● **Information shown**:
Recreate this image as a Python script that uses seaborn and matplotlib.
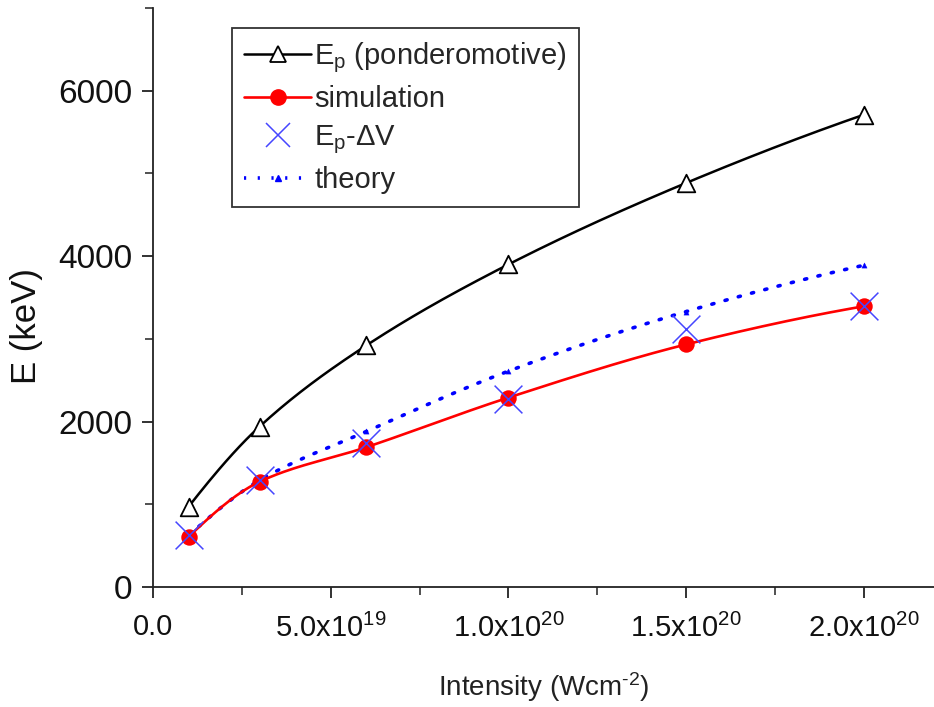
import numpy as np
import pandas as pd
import matplotlib
matplotlib.use("Agg")
import matplotlib.pyplot as plt
from matplotlib import font_manager
from matplotlib.lines import Line2D
from matplotlib.ticker import MultipleLocator, FixedLocator, FixedFormatter
import seaborn as sns

# ---- data ----
intensity = [1.0e19, 3.0e19, 6.0e19, 1.0e20, 1.5e20, 2.0e20]
e_ponderomotive = [970, 1940, 2920, 3900, 4885, 5710]
e_simulation = [606, 1273, 1690, 2290, 2933, 3394]
e_p_minus_dv = [630, 1297, 1745, 2267, 3115, 3394]
e_theory = [620, 1290, 1880, 2610, 3330, 3890]

x_tick_values = [0.0, 5.0e19, 1.0e20, 1.5e20, 2.0e20]
x_tick_labels = ["0.0", "5.0x10$^{19}$", "1.0x10$^{20}$", "1.5x10$^{20}$", "2.0x10$^{20}$"]
y_tick_values = [0, 2000, 4000, 6000]

sns.set_theme(style="ticks")

names = {f.name for f in font_manager.fontManager.ttflist}
regular = "Liberation Sans" if "Liberation Sans" in names else "DejaVu Sans"
plt.rcParams["font.family"] = [regular, "DejaVu Sans"]
plt.rcParams["mathtext.fontset"] = "custom"
plt.rcParams["mathtext.rm"] = regular
plt.rcParams["mathtext.it"] = regular
plt.rcParams["mathtext.default"] = "regular"


def smooth(xs, ys, n=200):
    """Monotone cubic (PCHIP) curve through the given points."""
    x = np.asarray(xs, float) / 1e19
    y = np.asarray(ys, float)
    h = np.diff(x)
    d = np.diff(y) / h
    k = len(x)
    m = np.zeros(k)
    for i in range(1, k - 1):
        if d[i - 1] * d[i] > 0:
            w1 = 2 * h[i] + h[i - 1]
            w2 = h[i] + 2 * h[i - 1]
            m[i] = (w1 + w2) / (w1 / d[i - 1] + w2 / d[i])
    m[0] = ((2 * h[0] + h[1]) * d[0] - h[0] * d[1]) / (h[0] + h[1])
    if np.sign(m[0]) != np.sign(d[0]):
        m[0] = 0
    m[-1] = ((2 * h[-1] + h[-2]) * d[-1] - h[-1] * d[-2]) / (h[-1] + h[-2])
    if np.sign(m[-1]) != np.sign(d[-1]):
        m[-1] = 0
    xx = np.linspace(x[0], x[-1], n)
    idx = np.clip(np.searchsorted(x, xx) - 1, 0, k - 2)
    hh = h[idx]
    t = (xx - x[idx]) / hh
    h00 = 2 * t ** 3 - 3 * t ** 2 + 1
    h10 = t ** 3 - 2 * t ** 2 + t
    h01 = -2 * t ** 3 + 3 * t ** 2
    h11 = t ** 3 - t ** 2
    yy = h00 * y[idx] + h10 * hh * m[idx] + h01 * y[idx + 1] + h11 * hh * m[idx + 1]
    return xx * 1e19, yy


fig = plt.figure(figsize=(9.34, 7.07), dpi=100)
ax = fig.add_axes([153 / 934, 120 / 707, 782 / 934, 579 / 707])

black = "#000000"
red = "#ff0000"
blue = "#0000ff"
xblue = "#4646ff"
dots = (0, (0.6, 3.2))

# smooth connecting curves
sx, sy = smooth(intensity, e_ponderomotive)
sns.lineplot(x=sx, y=sy, ax=ax, color=black, lw=1.8, sort=False)
sx, sy = smooth(intensity, e_theory)
sns.lineplot(x=sx, y=sy, ax=ax, color=blue, lw=2.6, sort=False, linestyle=dots,
             dash_capstyle="round")
sx, sy = smooth(intensity, e_simulation)
sns.lineplot(x=sx, y=sy, ax=ax, color=red, lw=1.9, sort=False)

# markers
df = pd.DataFrame({"I": intensity, "Ep": e_ponderomotive, "sim": e_simulation,
                   "dv": e_p_minus_dv, "th": e_theory})
sns.scatterplot(data=df, x="I", y="th", ax=ax, marker="^", s=14, color=blue,
                edgecolor=blue, zorder=3)
sns.scatterplot(data=df, x="I", y="Ep", ax=ax, marker="^", s=160, color="white",
                edgecolor=black, linewidth=1.3, zorder=4)
sns.scatterplot(data=df, x="I", y="sim", ax=ax, marker="o", s=140, color=red,
                edgecolor=red, linewidth=0, zorder=4)
sns.scatterplot(data=df, x="I", y="dv", ax=ax, marker="x", s=400, color=xblue,
                linewidth=1.1, zorder=5)

# axes
ax.set_xlim(0, 2.2e20)
ax.set_ylim(0, 7000)
sns.despine(ax=ax)
for s in ("left", "bottom"):
    ax.spines[s].set_linewidth(1.3)
    ax.spines[s].set_color("#222222")

ax.xaxis.set_major_locator(FixedLocator(x_tick_values))
ax.xaxis.set_major_formatter(FixedFormatter(x_tick_labels))
ax.xaxis.set_minor_locator(MultipleLocator(2.5e19))
ax.yaxis.set_major_locator(FixedLocator(y_tick_values))
ax.yaxis.set_minor_locator(MultipleLocator(1000))
ax.tick_params(which="major", direction="out", length=8, width=1.3, color="#222222")
ax.tick_params(which="minor", direction="out", length=6, width=1.1, color="#222222")
ax.tick_params(axis="y", labelsize=24, pad=7, labelcolor="#111111")
ax.tick_params(axis="x", labelsize=21, pad=11, labelcolor="#111111")

ax.set_xlabel("Intensity (Wcm$^{\\text{-}2}$)", fontsize=20, labelpad=20, color="#222222")
ax.set_ylabel("E (keV)", fontsize=25, color="#111111")
ax.yaxis.set_label_coords(-0.1407, 0.45)

handles = [
    Line2D([], [], color=black, lw=1.8, marker="^", markersize=11,
           markerfacecolor="white", markeredgecolor=black, markeredgewidth=1.3),
    Line2D([], [], color=red, lw=1.9, marker="o", markersize=11,
           markerfacecolor=red, markeredgecolor=red),
    Line2D([], [], color=xblue, lw=0, marker="x", markersize=17, markeredgewidth=1.1),
    Line2D([], [], color=blue, lw=2.6, linestyle=dots, marker="^",
           markersize=5, markerfacecolor=blue, markeredgecolor=blue),
]
labels = ["E$_\\mathrm{p}$ (ponderomotive)", "simulation", "E$_\\mathrm{p}$-\u0394V", "theory"]
leg = ax.legend(handles, labels, loc="upper left", bbox_to_anchor=(79 / 782, 1 - 20 / 579),
                fontsize=21, frameon=True, fancybox=False, framealpha=1,
                edgecolor="#333333", handlelength=2.3, handletextpad=0.1,
                labelspacing=0.35, borderpad=0.42, borderaxespad=0)
leg.get_frame().set_linewidth(1.3)

fig.savefig("out.png", dpi=100)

● **Task prompt**:
Repeat the listing above exactly from its first line to the line containing "import seaborn as sns", both included, and omit the pictures.

● **Final result**:
Recreate this image as a Python script that uses seaborn and matplotlib.
import numpy as np
import pandas as pd
import matplotlib
matplotlib.use("Agg")
import matplotlib.pyplot as plt
from matplotlib import font_manager
from matplotlib.lines import Line2D
from matplotlib.ticker import MultipleLocator, FixedLocator, FixedFormatter
import seaborn as sns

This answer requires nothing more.